For the second consecutive season, Latrobe reached the PIAA Class AAAA title game and again stumbled on the state's largest softball stage.
Scoring all its runs on a two-out rally in the sixth inning, Hatboro-Horsham (25-2) earned a 3-0 victory against Latrobe (22-3) yesterday at Shippensburg University.
The sixth started innocuously enough, with Latrobe pitcher Alexa Bryson facing a two-out situation with a runner on second. But a base hit past diving Latrobe shortstop Emily Fenton skidded into the outfield. Wildcats coach Bob Kovalcin felt the runner at second, Megan Kelly, made contact with Fenton as she tried to get to the grounder. He argued with the umpire to no avail.

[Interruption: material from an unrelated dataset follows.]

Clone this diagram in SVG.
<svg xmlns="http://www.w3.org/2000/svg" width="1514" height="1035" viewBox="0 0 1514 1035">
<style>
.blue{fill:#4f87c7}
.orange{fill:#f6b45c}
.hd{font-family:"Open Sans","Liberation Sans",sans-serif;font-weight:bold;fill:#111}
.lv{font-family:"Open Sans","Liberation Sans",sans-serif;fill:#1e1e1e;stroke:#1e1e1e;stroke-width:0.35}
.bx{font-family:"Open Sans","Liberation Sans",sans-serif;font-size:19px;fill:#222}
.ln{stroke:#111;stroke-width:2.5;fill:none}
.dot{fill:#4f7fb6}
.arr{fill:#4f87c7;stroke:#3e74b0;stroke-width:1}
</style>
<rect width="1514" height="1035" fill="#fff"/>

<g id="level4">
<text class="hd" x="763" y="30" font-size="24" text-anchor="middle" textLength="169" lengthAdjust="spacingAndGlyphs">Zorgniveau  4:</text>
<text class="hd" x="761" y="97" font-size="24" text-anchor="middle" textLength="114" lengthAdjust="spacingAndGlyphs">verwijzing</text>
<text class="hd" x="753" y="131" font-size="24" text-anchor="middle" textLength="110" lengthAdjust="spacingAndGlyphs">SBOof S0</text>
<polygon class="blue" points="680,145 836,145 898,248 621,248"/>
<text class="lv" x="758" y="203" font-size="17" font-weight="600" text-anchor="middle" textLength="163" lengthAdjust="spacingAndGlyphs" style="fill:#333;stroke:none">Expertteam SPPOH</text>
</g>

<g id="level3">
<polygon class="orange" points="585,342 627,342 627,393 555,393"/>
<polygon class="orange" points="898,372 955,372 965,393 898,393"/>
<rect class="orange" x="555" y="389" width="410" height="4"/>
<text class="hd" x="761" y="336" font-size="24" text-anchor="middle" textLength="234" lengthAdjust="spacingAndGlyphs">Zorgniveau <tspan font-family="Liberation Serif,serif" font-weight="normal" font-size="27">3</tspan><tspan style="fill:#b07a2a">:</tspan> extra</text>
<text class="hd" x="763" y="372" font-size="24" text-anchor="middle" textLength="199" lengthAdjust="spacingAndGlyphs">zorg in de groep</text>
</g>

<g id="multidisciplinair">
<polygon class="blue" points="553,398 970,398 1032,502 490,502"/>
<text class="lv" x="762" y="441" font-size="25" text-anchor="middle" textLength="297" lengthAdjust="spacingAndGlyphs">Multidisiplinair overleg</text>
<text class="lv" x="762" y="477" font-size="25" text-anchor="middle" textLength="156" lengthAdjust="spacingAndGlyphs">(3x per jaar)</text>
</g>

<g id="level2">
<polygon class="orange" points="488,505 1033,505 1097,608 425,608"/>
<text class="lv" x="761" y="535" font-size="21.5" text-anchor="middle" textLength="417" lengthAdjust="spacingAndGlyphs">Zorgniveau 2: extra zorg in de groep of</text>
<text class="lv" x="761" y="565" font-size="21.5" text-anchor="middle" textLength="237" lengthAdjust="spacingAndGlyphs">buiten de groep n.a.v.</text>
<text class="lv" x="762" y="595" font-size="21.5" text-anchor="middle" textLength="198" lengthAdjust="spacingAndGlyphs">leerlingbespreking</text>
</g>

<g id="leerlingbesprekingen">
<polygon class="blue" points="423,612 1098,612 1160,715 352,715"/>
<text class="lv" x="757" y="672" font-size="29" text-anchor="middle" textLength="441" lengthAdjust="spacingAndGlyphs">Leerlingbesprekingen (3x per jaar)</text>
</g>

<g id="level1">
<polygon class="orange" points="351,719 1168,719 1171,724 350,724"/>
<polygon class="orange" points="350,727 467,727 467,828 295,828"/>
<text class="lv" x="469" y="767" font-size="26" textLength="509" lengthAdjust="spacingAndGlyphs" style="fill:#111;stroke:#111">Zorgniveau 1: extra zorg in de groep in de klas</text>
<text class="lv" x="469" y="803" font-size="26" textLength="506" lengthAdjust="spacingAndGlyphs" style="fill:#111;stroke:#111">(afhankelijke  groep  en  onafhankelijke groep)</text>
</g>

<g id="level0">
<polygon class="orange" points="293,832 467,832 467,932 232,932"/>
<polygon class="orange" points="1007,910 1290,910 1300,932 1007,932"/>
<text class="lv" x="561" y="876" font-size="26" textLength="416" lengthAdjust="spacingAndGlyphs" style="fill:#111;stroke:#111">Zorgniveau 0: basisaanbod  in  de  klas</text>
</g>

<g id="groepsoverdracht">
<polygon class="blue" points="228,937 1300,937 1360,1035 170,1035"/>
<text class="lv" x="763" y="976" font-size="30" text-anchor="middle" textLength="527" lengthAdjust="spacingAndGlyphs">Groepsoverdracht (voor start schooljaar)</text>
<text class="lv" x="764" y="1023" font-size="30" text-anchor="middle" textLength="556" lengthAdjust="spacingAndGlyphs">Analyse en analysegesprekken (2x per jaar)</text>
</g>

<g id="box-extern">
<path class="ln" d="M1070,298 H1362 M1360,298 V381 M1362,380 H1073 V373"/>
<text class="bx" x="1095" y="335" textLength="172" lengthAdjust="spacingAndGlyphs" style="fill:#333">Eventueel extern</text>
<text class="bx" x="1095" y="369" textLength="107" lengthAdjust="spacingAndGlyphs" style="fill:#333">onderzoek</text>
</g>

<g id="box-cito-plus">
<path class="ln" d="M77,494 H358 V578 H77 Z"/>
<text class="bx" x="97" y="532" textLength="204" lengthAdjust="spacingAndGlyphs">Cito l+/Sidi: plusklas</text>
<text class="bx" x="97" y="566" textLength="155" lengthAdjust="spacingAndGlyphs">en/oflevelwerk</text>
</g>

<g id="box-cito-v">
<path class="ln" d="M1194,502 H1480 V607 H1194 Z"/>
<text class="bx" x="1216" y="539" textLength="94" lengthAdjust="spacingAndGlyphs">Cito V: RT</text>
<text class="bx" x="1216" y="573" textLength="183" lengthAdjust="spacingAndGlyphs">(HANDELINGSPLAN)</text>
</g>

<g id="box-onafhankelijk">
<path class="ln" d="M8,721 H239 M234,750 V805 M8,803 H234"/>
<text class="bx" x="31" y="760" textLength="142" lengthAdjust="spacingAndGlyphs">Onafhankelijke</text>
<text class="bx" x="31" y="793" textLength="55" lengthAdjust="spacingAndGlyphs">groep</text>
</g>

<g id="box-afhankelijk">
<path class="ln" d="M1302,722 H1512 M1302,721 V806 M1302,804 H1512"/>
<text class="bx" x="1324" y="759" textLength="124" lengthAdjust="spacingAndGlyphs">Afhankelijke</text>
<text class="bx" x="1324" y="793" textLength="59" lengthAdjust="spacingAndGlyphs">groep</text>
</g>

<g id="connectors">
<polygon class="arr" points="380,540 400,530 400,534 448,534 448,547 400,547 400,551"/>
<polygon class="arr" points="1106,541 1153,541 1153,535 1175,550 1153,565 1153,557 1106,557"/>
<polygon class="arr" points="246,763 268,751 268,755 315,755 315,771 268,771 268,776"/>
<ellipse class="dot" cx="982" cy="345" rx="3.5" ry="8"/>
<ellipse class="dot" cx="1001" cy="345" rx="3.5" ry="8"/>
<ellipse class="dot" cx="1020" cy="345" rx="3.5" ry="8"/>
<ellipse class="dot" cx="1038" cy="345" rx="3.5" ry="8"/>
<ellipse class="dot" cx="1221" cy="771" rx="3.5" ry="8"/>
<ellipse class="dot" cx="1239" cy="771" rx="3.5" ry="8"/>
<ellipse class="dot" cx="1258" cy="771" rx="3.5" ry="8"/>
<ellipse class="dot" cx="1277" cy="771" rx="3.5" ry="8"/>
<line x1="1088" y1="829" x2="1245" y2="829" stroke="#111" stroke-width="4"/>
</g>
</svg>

"The umpire said there was no contact," Kovalcin said. "We thought there was. But, after that, they hit the ball."
From there, the Hatters got an RBI single from catcher Jessie James and an RBI triple from Rachel Gieringer.
Just like that, it was 3-0.
All that seemed to shock Latrobe because Bryson had not allowed a run in 56 previous postseason innings.

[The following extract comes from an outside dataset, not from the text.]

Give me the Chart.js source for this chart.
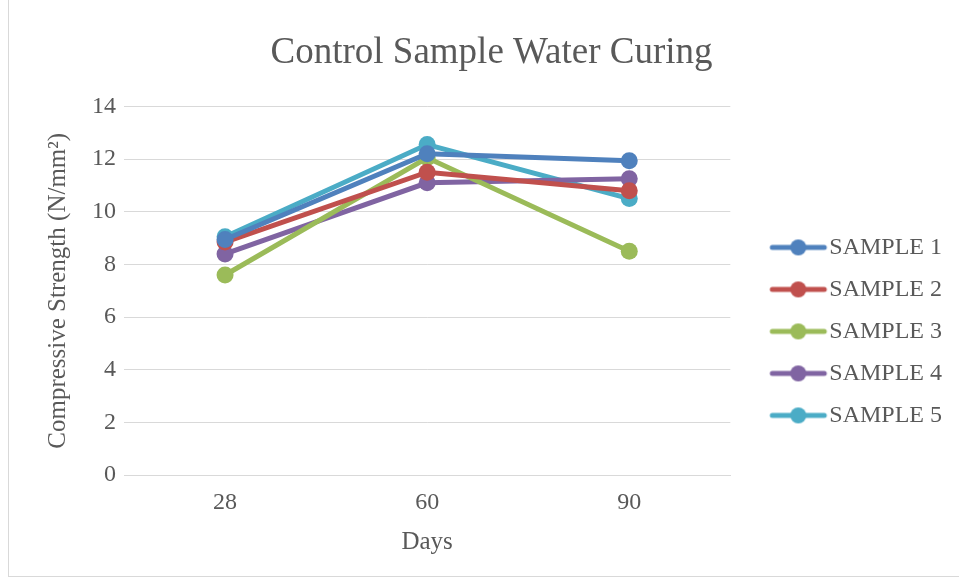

Some could say Latrobe ran itself out of its best opportunity. In the fourth, the Wildcats had bases loaded and no one out. Meghan Kozusko hit a ball to shallow left where Kelly, the Hatters' left fielder, made a spectacular diving catch, sprung to her feet, hit her cutoff man (third baseman Gieringer), who then whirled and nailed Lauren Taylor, who had tried to score after tagging up from third.
"We took a chance right there, and I thought it was a time to take a chance," Kovalcin said. "She makes a great catch, and then is on her knees and has to come up and make a throw and then they need to get a perfect relay throw. They did all of that."
Hatboro-Horsham also got a tremendous performance from pitcher Amanda Sadowl, who tossed a three-hitter with five strikeouts. Sadowl acknowledged some of her motivation stemmed from the pregame scuttlebutt about Bryson's seeming invincibility.
"I did hear a lot about her, especially after our semifinal win," Sadowl said of Bryson. "I think we were all out here trying to prove that we could do it."